▶ Task to carry out
Reproduce the listing below character for character; drop every image.

** begin **

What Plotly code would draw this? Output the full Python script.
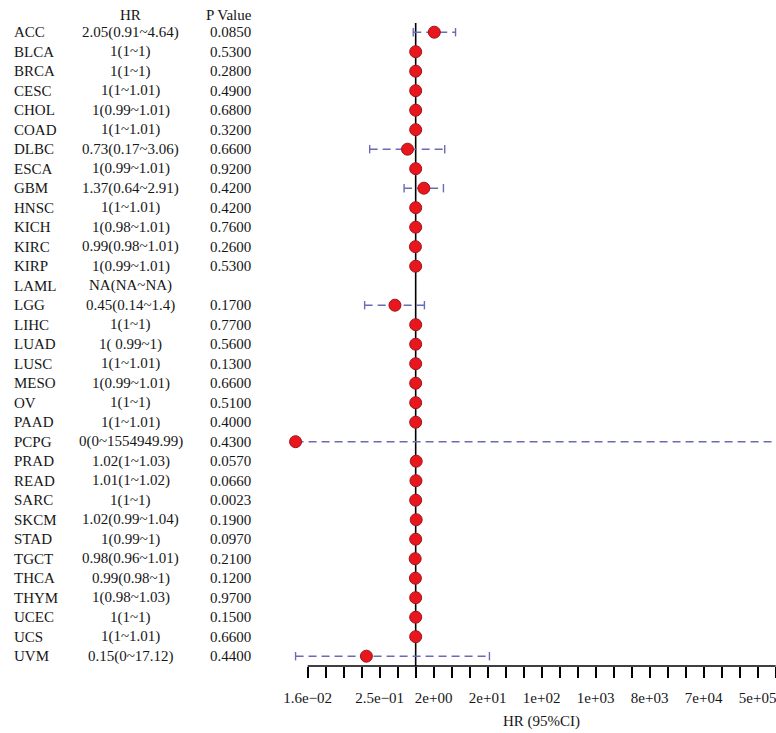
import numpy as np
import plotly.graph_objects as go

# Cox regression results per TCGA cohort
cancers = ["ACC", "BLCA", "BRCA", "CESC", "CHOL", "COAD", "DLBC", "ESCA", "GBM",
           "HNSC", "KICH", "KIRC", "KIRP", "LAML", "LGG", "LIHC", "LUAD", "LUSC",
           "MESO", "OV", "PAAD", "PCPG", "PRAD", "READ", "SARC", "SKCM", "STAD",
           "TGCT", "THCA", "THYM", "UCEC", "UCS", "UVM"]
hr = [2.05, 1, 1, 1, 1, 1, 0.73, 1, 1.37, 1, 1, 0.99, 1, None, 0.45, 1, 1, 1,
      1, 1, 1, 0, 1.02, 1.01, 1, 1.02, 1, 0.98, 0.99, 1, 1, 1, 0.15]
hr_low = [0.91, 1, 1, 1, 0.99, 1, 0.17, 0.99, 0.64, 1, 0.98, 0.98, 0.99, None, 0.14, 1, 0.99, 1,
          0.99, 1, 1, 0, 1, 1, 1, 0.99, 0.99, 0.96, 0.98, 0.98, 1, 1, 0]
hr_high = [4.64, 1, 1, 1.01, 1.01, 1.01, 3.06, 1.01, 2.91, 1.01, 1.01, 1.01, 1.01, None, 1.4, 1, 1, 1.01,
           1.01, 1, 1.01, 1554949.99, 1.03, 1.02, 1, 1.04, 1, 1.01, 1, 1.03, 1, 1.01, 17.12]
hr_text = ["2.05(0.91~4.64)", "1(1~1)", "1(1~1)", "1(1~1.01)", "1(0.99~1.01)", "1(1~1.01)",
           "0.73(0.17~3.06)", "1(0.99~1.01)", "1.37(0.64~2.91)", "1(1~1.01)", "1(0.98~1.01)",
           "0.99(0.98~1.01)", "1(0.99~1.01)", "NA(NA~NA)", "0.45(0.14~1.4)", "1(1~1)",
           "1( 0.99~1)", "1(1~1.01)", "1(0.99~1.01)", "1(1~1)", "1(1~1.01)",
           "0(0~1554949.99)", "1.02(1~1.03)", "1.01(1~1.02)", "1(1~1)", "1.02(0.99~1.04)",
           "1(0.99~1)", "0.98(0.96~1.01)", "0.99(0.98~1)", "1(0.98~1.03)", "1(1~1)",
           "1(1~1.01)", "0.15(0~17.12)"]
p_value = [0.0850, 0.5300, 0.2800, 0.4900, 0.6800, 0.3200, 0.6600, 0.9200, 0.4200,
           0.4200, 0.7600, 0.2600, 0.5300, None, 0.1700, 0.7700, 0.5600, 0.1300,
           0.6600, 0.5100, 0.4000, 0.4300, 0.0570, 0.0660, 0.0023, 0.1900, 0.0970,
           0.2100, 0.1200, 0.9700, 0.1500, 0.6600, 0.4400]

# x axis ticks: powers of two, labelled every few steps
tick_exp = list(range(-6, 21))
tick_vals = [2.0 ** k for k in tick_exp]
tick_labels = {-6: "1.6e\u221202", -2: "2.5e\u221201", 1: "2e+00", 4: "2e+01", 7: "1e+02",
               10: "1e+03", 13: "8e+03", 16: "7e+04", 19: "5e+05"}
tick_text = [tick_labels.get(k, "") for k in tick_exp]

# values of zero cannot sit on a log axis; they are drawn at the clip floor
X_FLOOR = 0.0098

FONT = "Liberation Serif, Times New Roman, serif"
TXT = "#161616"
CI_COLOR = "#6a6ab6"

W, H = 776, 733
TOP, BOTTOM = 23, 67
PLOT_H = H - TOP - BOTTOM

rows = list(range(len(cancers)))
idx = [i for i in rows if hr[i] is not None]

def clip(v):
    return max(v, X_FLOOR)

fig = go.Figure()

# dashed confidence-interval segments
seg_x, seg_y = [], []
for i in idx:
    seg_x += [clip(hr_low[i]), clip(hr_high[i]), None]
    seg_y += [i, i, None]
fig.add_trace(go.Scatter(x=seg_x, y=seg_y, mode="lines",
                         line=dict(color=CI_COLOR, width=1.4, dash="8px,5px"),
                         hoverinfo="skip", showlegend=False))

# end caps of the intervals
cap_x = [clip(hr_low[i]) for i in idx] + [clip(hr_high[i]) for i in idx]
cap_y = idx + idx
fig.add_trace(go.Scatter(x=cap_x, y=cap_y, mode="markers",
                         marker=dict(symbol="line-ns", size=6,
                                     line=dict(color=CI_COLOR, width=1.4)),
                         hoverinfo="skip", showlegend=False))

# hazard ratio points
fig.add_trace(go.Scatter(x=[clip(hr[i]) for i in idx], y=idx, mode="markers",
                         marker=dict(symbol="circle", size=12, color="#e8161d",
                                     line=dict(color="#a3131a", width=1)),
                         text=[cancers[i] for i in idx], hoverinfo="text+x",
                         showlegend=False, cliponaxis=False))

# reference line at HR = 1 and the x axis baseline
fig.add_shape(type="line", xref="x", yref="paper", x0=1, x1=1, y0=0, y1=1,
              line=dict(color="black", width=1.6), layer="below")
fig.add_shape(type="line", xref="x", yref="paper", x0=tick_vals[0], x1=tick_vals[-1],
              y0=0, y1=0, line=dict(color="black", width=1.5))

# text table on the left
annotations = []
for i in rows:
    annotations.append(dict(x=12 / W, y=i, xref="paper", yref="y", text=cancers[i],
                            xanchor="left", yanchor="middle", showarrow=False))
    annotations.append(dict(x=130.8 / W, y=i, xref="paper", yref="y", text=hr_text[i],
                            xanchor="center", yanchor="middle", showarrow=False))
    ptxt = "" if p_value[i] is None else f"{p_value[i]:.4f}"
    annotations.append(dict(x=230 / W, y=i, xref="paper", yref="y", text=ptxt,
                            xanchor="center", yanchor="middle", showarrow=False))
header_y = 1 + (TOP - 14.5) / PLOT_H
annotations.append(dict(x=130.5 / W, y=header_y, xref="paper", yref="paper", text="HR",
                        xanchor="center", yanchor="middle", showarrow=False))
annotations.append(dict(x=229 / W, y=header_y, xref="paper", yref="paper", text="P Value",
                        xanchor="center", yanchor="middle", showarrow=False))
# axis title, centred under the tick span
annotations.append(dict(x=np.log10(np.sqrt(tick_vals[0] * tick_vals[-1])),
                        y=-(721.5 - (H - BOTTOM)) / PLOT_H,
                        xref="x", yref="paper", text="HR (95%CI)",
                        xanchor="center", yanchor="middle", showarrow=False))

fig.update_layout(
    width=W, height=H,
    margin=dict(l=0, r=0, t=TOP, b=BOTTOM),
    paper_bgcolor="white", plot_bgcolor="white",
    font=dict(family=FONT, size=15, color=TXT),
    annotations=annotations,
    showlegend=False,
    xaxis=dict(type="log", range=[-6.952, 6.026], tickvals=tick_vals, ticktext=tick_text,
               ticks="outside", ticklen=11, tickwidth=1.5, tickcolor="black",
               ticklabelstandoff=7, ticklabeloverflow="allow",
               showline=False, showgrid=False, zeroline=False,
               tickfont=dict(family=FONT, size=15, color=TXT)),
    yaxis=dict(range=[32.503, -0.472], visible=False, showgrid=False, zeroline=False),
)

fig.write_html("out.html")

** end **

▶ Output for this exercise
What Plotly code would draw this? Output the full Python script.
import numpy as np
import plotly.graph_objects as go

# Cox regression results per TCGA cohort
cancers = ["ACC", "BLCA", "BRCA", "CESC", "CHOL", "COAD", "DLBC", "ESCA", "GBM",
           "HNSC", "KICH", "KIRC", "KIRP", "LAML", "LGG", "LIHC", "LUAD", "LUSC",
           "MESO", "OV", "PAAD", "PCPG", "PRAD", "READ", "SARC", "SKCM", "STAD",
           "TGCT", "THCA", "THYM", "UCEC", "UCS", "UVM"]
hr = [2.05, 1, 1, 1, 1, 1, 0.73, 1, 1.37, 1, 1, 0.99, 1, None, 0.45, 1, 1, 1,
      1, 1, 1, 0, 1.02, 1.01, 1, 1.02, 1, 0.98, 0.99, 1, 1, 1, 0.15]
hr_low = [0.91, 1, 1, 1, 0.99, 1, 0.17, 0.99, 0.64, 1, 0.98, 0.98, 0.99, None, 0.14, 1, 0.99, 1,
          0.99, 1, 1, 0, 1, 1, 1, 0.99, 0.99, 0.96, 0.98, 0.98, 1, 1, 0]
hr_high = [4.64, 1, 1, 1.01, 1.01, 1.01, 3.06, 1.01, 2.91, 1.01, 1.01, 1.01, 1.01, None, 1.4, 1, 1, 1.01,
           1.01, 1, 1.01, 1554949.99, 1.03, 1.02, 1, 1.04, 1, 1.01, 1, 1.03, 1, 1.01, 17.12]
hr_text = ["2.05(0.91~4.64)", "1(1~1)", "1(1~1)", "1(1~1.01)", "1(0.99~1.01)", "1(1~1.01)",
           "0.73(0.17~3.06)", "1(0.99~1.01)", "1.37(0.64~2.91)", "1(1~1.01)", "1(0.98~1.01)",
           "0.99(0.98~1.01)", "1(0.99~1.01)", "NA(NA~NA)", "0.45(0.14~1.4)", "1(1~1)",
           "1( 0.99~1)", "1(1~1.01)", "1(0.99~1.01)", "1(1~1)", "1(1~1.01)",
           "0(0~1554949.99)", "1.02(1~1.03)", "1.01(1~1.02)", "1(1~1)", "1.02(0.99~1.04)",
           "1(0.99~1)", "0.98(0.96~1.01)", "0.99(0.98~1)", "1(0.98~1.03)", "1(1~1)",
           "1(1~1.01)", "0.15(0~17.12)"]
p_value = [0.0850, 0.5300, 0.2800, 0.4900, 0.6800, 0.3200, 0.6600, 0.9200, 0.4200,
           0.4200, 0.7600, 0.2600, 0.5300, None, 0.1700, 0.7700, 0.5600, 0.1300,
           0.6600, 0.5100, 0.4000, 0.4300, 0.0570, 0.0660, 0.0023, 0.1900, 0.0970,
           0.2100, 0.1200, 0.9700, 0.1500, 0.6600, 0.4400]

# x axis ticks: powers of two, labelled every few steps
tick_exp = list(range(-6, 21))
tick_vals = [2.0 ** k for k in tick_exp]
tick_labels = {-6: "1.6e\u221202", -2: "2.5e\u221201", 1: "2e+00", 4: "2e+01", 7: "1e+02",
               10: "1e+03", 13: "8e+03", 16: "7e+04", 19: "5e+05"}
tick_text = [tick_labels.get(k, "") for k in tick_exp]

# values of zero cannot sit on a log axis; they are drawn at the clip floor
X_FLOOR = 0.0098

FONT = "Liberation Serif, Times New Roman, serif"
TXT = "#161616"
CI_COLOR = "#6a6ab6"

W, H = 776, 733
TOP, BOTTOM = 23, 67
PLOT_H = H - TOP - BOTTOM

rows = list(range(len(cancers)))
idx = [i for i in rows if hr[i] is not None]

def clip(v):
    return max(v, X_FLOOR)

fig = go.Figure()

# dashed confidence-interval segments
seg_x, seg_y = [], []
for i in idx:
    seg_x += [clip(hr_low[i]), clip(hr_high[i]), None]
    seg_y += [i, i, None]
fig.add_trace(go.Scatter(x=seg_x, y=seg_y, mode="lines",
                         line=dict(color=CI_COLOR, width=1.4, dash="8px,5px"),
                         hoverinfo="skip", showlegend=False))

# end caps of the intervals
cap_x = [clip(hr_low[i]) for i in idx] + [clip(hr_high[i]) for i in idx]
cap_y = idx + idx
fig.add_trace(go.Scatter(x=cap_x, y=cap_y, mode="markers",
                         marker=dict(symbol="line-ns", size=6,
                                     line=dict(color=CI_COLOR, width=1.4)),
                         hoverinfo="skip", showlegend=False))

# hazard ratio points
fig.add_trace(go.Scatter(x=[clip(hr[i]) for i in idx], y=idx, mode="markers",
                         marker=dict(symbol="circle", size=12, color="#e8161d",
                                     line=dict(color="#a3131a", width=1)),
                         text=[cancers[i] for i in idx], hoverinfo="text+x",
                         showlegend=False, cliponaxis=False))

# reference line at HR = 1 and the x axis baseline
fig.add_shape(type="line", xref="x", yref="paper", x0=1, x1=1, y0=0, y1=1,
              line=dict(color="black", width=1.6), layer="below")
fig.add_shape(type="line", xref="x", yref="paper", x0=tick_vals[0], x1=tick_vals[-1],
              y0=0, y1=0, line=dict(color="black", width=1.5))

# text table on the left
annotations = []
for i in rows:
    annotations.append(dict(x=12 / W, y=i, xref="paper", yref="y", text=cancers[i],
                            xanchor="left", yanchor="middle", showarrow=False))
    annotations.append(dict(x=130.8 / W, y=i, xref="paper", yref="y", text=hr_text[i],
                            xanchor="center", yanchor="middle", showarrow=False))
    ptxt = "" if p_value[i] is None else f"{p_value[i]:.4f}"
    annotations.append(dict(x=230 / W, y=i, xref="paper", yref="y", text=ptxt,
                            xanchor="center", yanchor="middle", showarrow=False))
header_y = 1 + (TOP - 14.5) / PLOT_H
annotations.append(dict(x=130.5 / W, y=header_y, xref="paper", yref="paper", text="HR",
                        xanchor="center", yanchor="middle", showarrow=False))
annotations.append(dict(x=229 / W, y=header_y, xref="paper", yref="paper", text="P Value",
                        xanchor="center", yanchor="middle", showarrow=False))
# axis title, centred under the tick span
annotations.append(dict(x=np.log10(np.sqrt(tick_vals[0] * tick_vals[-1])),
                        y=-(721.5 - (H - BOTTOM)) / PLOT_H,
                        xref="x", yref="paper", text="HR (95%CI)",
                        xanchor="center", yanchor="middle", showarrow=False))

fig.update_layout(
    width=W, height=H,
    margin=dict(l=0, r=0, t=TOP, b=BOTTOM),
    paper_bgcolor="white", plot_bgcolor="white",
    font=dict(family=FONT, size=15, color=TXT),
    annotations=annotations,
    showlegend=False,
    xaxis=dict(type="log", range=[-6.952, 6.026], tickvals=tick_vals, ticktext=tick_text,
               ticks="outside", ticklen=11, tickwidth=1.5, tickcolor="black",
               ticklabelstandoff=7, ticklabeloverflow="allow",
               showline=False, showgrid=False, zeroline=False,
               tickfont=dict(family=FONT, size=15, color=TXT)),
    yaxis=dict(range=[32.503, -0.472], visible=False, showgrid=False, zeroline=False),
)

fig.write_html("out.html")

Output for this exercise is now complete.